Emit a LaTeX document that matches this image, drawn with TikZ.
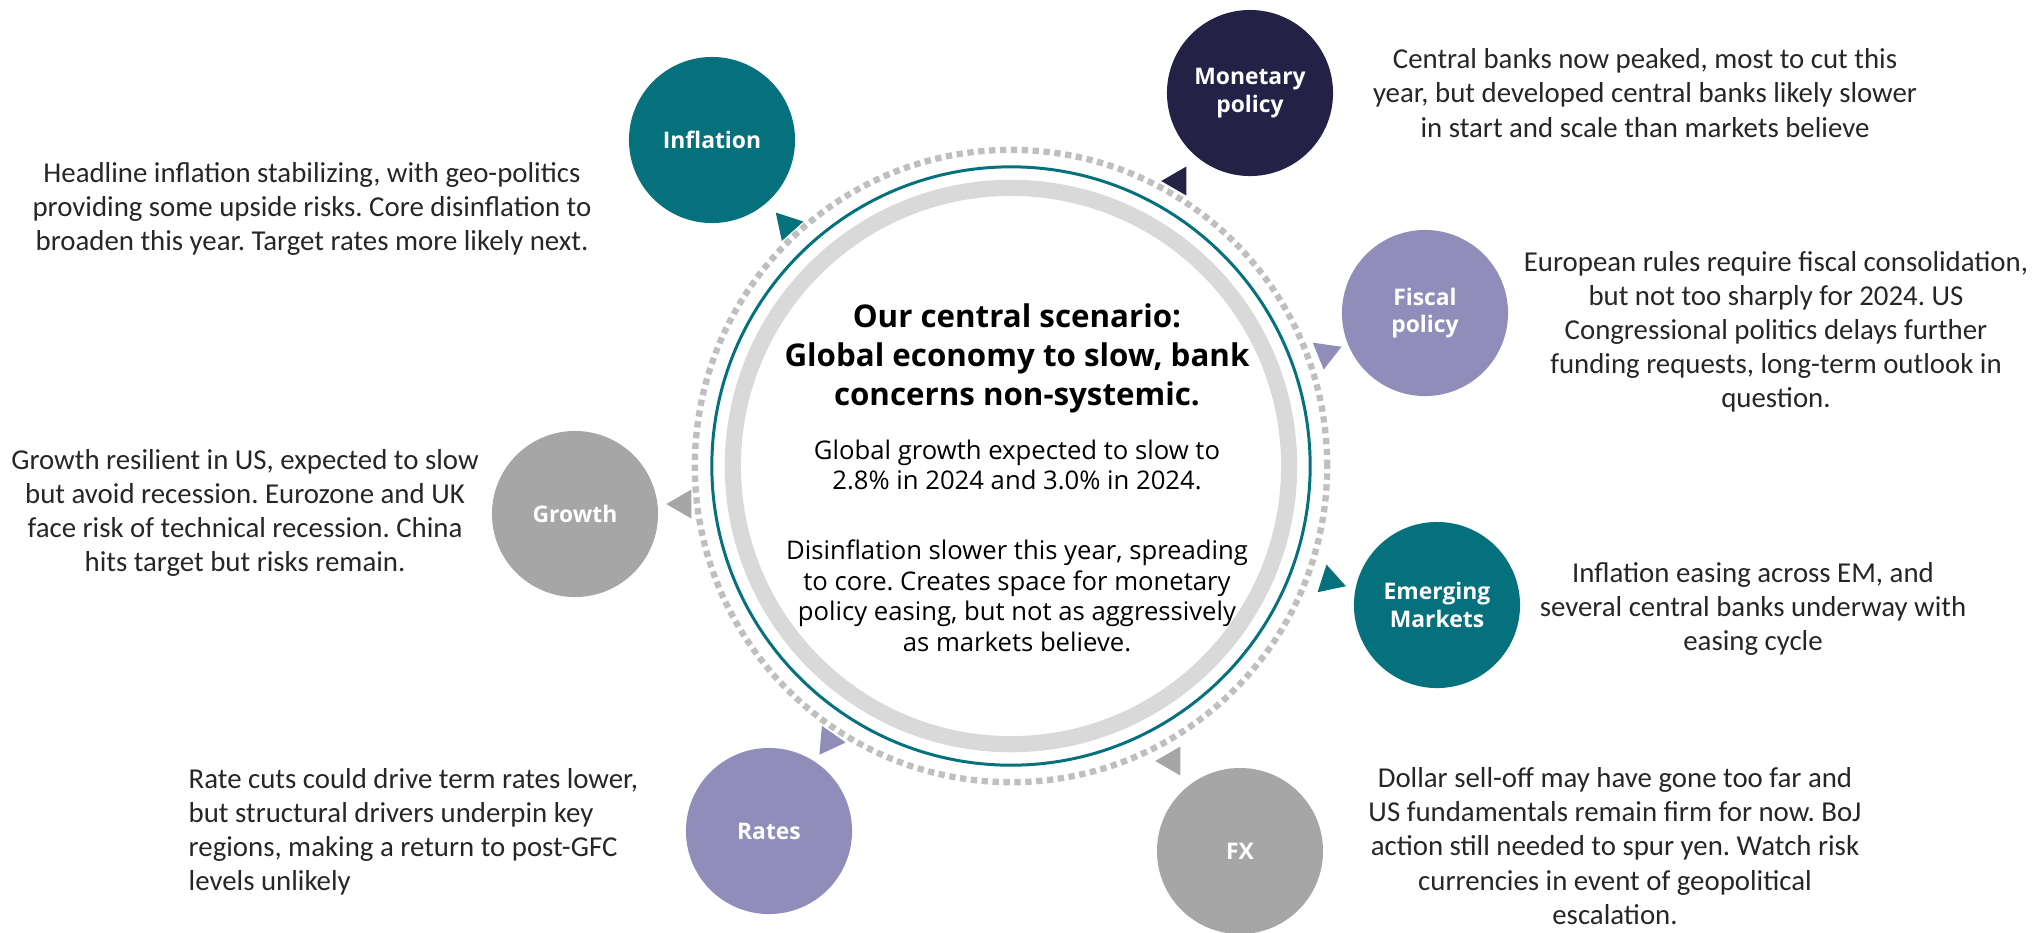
\documentclass[tikz,border=0pt]{standalone}
\usepackage{fontspec}
\setmainfont{Carlito}
\newfontfamily\labelfont{Open Sans}
\usetikzlibrary{
  shapes.geometric,
  positioning
}
\definecolor{tealc}{HTML}{04717D}
\definecolor{navyc}{HTML}{232246}
\definecolor{lilac}{HTML}{908DBA}
\definecolor{greyc}{HTML}{A6A6A6}
\definecolor{ringc}{HTML}{D9D9D9}
\definecolor{dotc}{HTML}{BFBFBF}
\definecolor{inkc}{HTML}{262626}
\frenchspacing

\begin{document}
\begin{tikzpicture}[
      x=0.01cm,y=-0.01cm,
      topic/.style={
         circle,
         minimum size=1.66cm,
         inner sep=0pt,
         fill=#1,
         text=white,
         align=center,
         font=\labelfont\bfseries\fontsize{6.5}{7.8}\selectfont
      },
      note/.style={
         align=center,
         text=inkc,
         inner sep=0pt,
         font=\fontsize{8.2}{9.7}\selectfont
      },
      tip/.style={
         regular polygon,
         regular polygon sides=3,
         minimum size=0.335cm,
         inner sep=0pt,
         fill=#1
      },
      dots/.style={draw=dotc, line width=1.8pt, dash pattern=on 1.8pt off 1.3pt},
      title/.style={align=center, inner sep=0pt,
         font=\labelfont\bfseries\fontsize{8.9}{11.1}\selectfont},
      body/.style={align=center, inner sep=0pt,
         font=\labelfont\fontsize{7.3}{8.7}\selectfont}
    ]
    \useasboundingbox (0,0) rectangle (2032,932);
    % centre rings
    \coordinate (ctr) at (1011,466);
    \draw[dots] (ctr) circle[radius=3.16cm];
    \draw[tealc, line width=0.85pt] (ctr) circle[radius=2.99cm];
    \draw[ringc, line width=4.6pt] (ctr) circle[radius=2.78cm];
    \node (head) [title] at (1017,358) {Our central scenario:\\Global economy to slow, bank\\concerns non-systemic.};
    \node (body1) [body] at (1017,465) {Global growth expected to slow to\\2.8\% in 2024 and 3.0\% in 2024.};
    \node (body2) [body] at (1017,596) {Disinflation slower this year, spreading\\to core. Creates space for monetary\\policy easing, but not as aggressively\\as markets believe.};
    % arrow tips on the dotted ring
    \node (a1) [tip=tealc, rotate=-78] at (787,225) {};
    \node (a2) [tip=navyc, rotate=90] at (1178,181) {};
    \node (a3) [tip=lilac, rotate=-68] at (1326,353) {};
    \node (a4) [tip=tealc, rotate=-108] at (1330,581) {};
    \node (a5) [tip=greyc, rotate=90] at (1172,761) {};
    \node (a6) [tip=lilac, rotate=-95] at (829,741) {};
    \node (a7) [tip=greyc, rotate=90] at (683,504) {};
    % topics
    \node (c1) [topic=tealc] at (712,140) {Inflation};
    \node (c2) [topic=navyc] at (1250,93) {Monetary\\policy};
    \node (c3) [topic=lilac] at (1425,313) {Fiscal\\policy};
    \node (c4) [topic=tealc] at (1437,605) {Emerging\\Markets};
    \node (c5) [topic=greyc] at (1240,851) {FX};
    \node (c6) [topic=lilac] at (769,831) {Rates};
    \node (c7) [topic=greyc] at (575,514) {Growth};
    % notes
    \node (t1) [note] at (312,209) {Headline inflation stabilizing, with geo-politics\\providing some upside risks. Core disinflation to\\broaden this year. Target rates more likely next.};
    \node (t2) [note] at (1645,93) {Central banks now peaked, most to cut this\\year, but developed central banks likely slower\\in start and scale than markets believe};
    \node (t3) [note] at (1776,332) {European rules require fiscal consolidation,\\but not too sharply for 2024. US\\Congressional politics delays further\\funding requests, long-term outlook in\\question.};
    \node (t4) [note] at (1753,609) {Inflation easing across EM, and\\several central banks underway with\\easing cycle};
    \node (t5) [note] at (1615,846) {Dollar sell-off may have gone too far and\\US fundamentals remain firm for now. BoJ\\action still needed to spur yen. Watch risk\\currencies in event of geopolitical\\escalation.};
    \node (t6) [note, align=left, anchor=west] at (188,832) {Rate cuts could drive term rates lower,\\but structural drivers underpin key\\regions, making a return to post-GFC\\levels unlikely};
    \node (t7) [note] at (245,513) {Growth resilient in US, expected to slow\\but avoid recession. Eurozone and UK\\face risk of technical recession. China\\hits target but risks remain.};
\end{tikzpicture}
\end{document}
☆ ☆ ☆ ☆ ☆
◆ **Short exercise**:
Scan the material for lines with the word "this", and copy each line you find.

◆ **Answer to the problem**:
Emit a LaTeX document that matches this image, drawn with TikZ.
    \node (body2) [body] at (1017,596) {Disinflation slower this year, spreading\\to core. Creates space for monetary\\policy easing, but not as aggressively\\as markets believe.};
    \node (t1) [note] at (312,209) {Headline inflation stabilizing, with geo-politics\\providing some upside risks. Core disinflation to\\broaden this year. Target rates more likely next.};
    \node (t2) [note] at (1645,93) {Central banks now peaked, most to cut this\\year, but developed central banks likely slower\\in start and scale than markets believe};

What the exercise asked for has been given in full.